Once you have created a dataset or project and added your files to it, you can make it easier to find and more useful to others by describing, or documenting it. Documenting consists of creating the metadata for your dataset or project. Searches on data.world look at titles, descriptions, summary, and tags to match search strings so the more completely you describe your data the more chance it has of being found (for more information on searching see Finding data). The metadata collected is:
The starting point for describing your data is the dataset overview page. From here you can create the summary, edit the description, create the tags, set the licensing, and edit the data dictionary:
For a comprehensive review of the various components of the dataset pages see Tour data.world.
The summary of the dataset is one of two documents created with the dataset. The summary is where all of the information about the origin of the data, why you created the dataset, etc., is found. Use the Summary section to tell your data’s story. For example:
- Where did the data come from? Cite and link to your sources or include your details for a 'citation request'. Not only does this give credit where credit is due, but it helps other people evaluate the data's suitability for their needs.
- If you think a particular piece of context will be useful to others, add it.
- The best summaries cover the “who, what, where, when, why, and how” of the data.
- What’s the data telling you? What would others be interested to know about it? What have others found using this data?
- If the data has associated data dictionaries or other documentation, upload it and then link to it from your Summary.
- Make it visually friendly with Markdown styling. It’s easy to learn and goes a long way.
To write or edit the summary, select the Edit link in the top right corner of the summary window and you'll be taken to en edit window for the document Dataset summary in the workspace. The summary shown below was written with Markdown styling. There is a sidebar to the right of the summary window that is accessed by clicking the arrow in the upper right corner of the summary edit window will bring up a Markdown cheat sheet:
To see what your summary will look like formatted you can select the Preview tab:
Once you have saved your summary, if you used header formatting in it the right sidebar displays an outline of it with anchors to the various sections. In the example below the summary is very short, but the outline feature can be very useful for long summaries:
The dataset, all the files in it, and all the columns in the tabular files have description fields associated with them. Descriptions are very short and serve as a quick reference for the item they describe. To edit the description for the dataset you can select Edit next to the description, Edit next to About this dataset, or the Settings tab:
Tags are a powerful feature that you can use in a variety of ways to facilitate access to your data. For example, tags can be used to organize and group your data by topic, category, source, department, or team. They can be searched for explicitly with the Tags search operator, and can also help to filter down more generic search results.

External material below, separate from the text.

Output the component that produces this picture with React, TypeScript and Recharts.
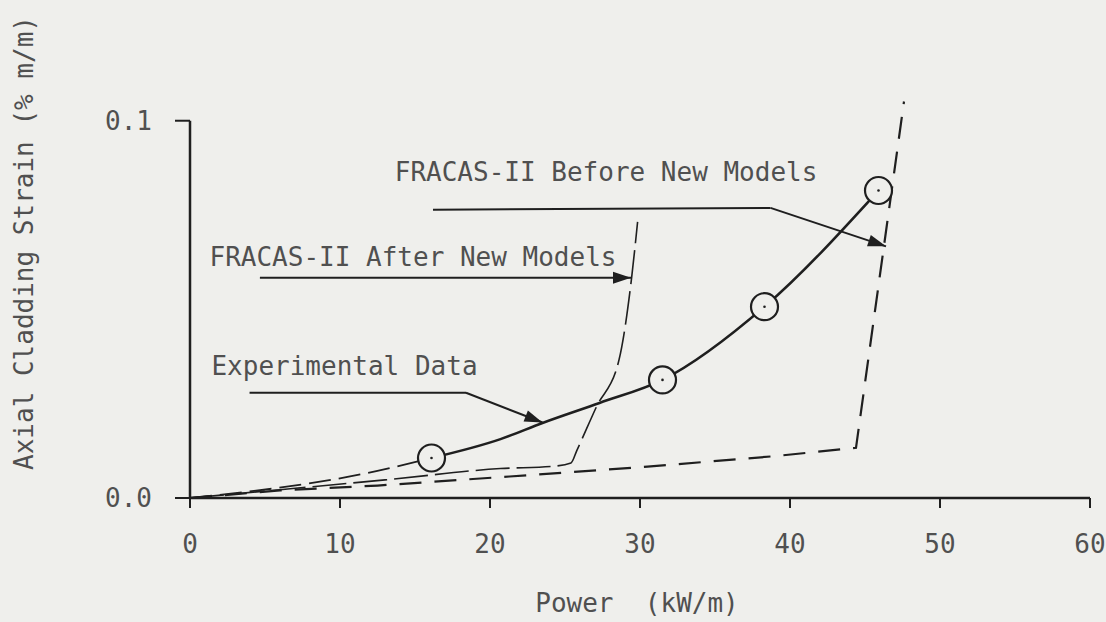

The tag section is accessed from the dataset Overview tab. There is no limit to the number of tags you can use for a dataset, and there is an autofill feature on the tag field. If the dataset is owned by an organization, the tags displayed for autofill are chosen from all the tags used by the organization. If the dataset is not owned by an organization, the autofill suggestions are from a generic list of tags as well as from tags you have recently created:
The final piece of metadata to document on the Settings tab is the licensing information. licensing is determined by two factors:
- The licensing of the source documents in the dataset
- The wishes of the dataset owner
The general rule of thumb is that the most proscriptive license for the source material is the least proscriptive license that can be used for the dataset. However--existing source licensing again being taken into account--the owner of the dataset can choose even more stringent licensing for others who wish to use the dataset. Licensing selection is made via a dropdown menu in the licensing field:
For a comprehensive explanation of licensing on data.world see our article Understanding licensing.
The data dictionary is the other document created along with the dataset. The data dictionary contains:
- The names of all the files in the dataset
- A place to add descriptions for each file
- Metadata labels for each file
and for tabular files:
- Column names
- The format of the data in each column
- A place to add a description for each column
You can get to the data dictionary either from the Overview tab (right below the Summary) or from the Documents section in the left pane of the workspace:
Data dictionary entries for each file are edited separately by selecting the Edit link next to the filename in the data dictionary document. Every file--no matter what type--has a data dictionary entry which contains the file metadata for the file:
Tabular files also have a tab for columnar metadata where you can rename the columns, change their format, and add descriptions for them:
Changing column names is a great way to avoid the ambiguity that comes from having multiple columns with the same name returned by a search. It also renders obscure column names understandable. Changes to column names propagate throughout the data from the overview page to the query window, and the changes remain even if the data is updated from an external source.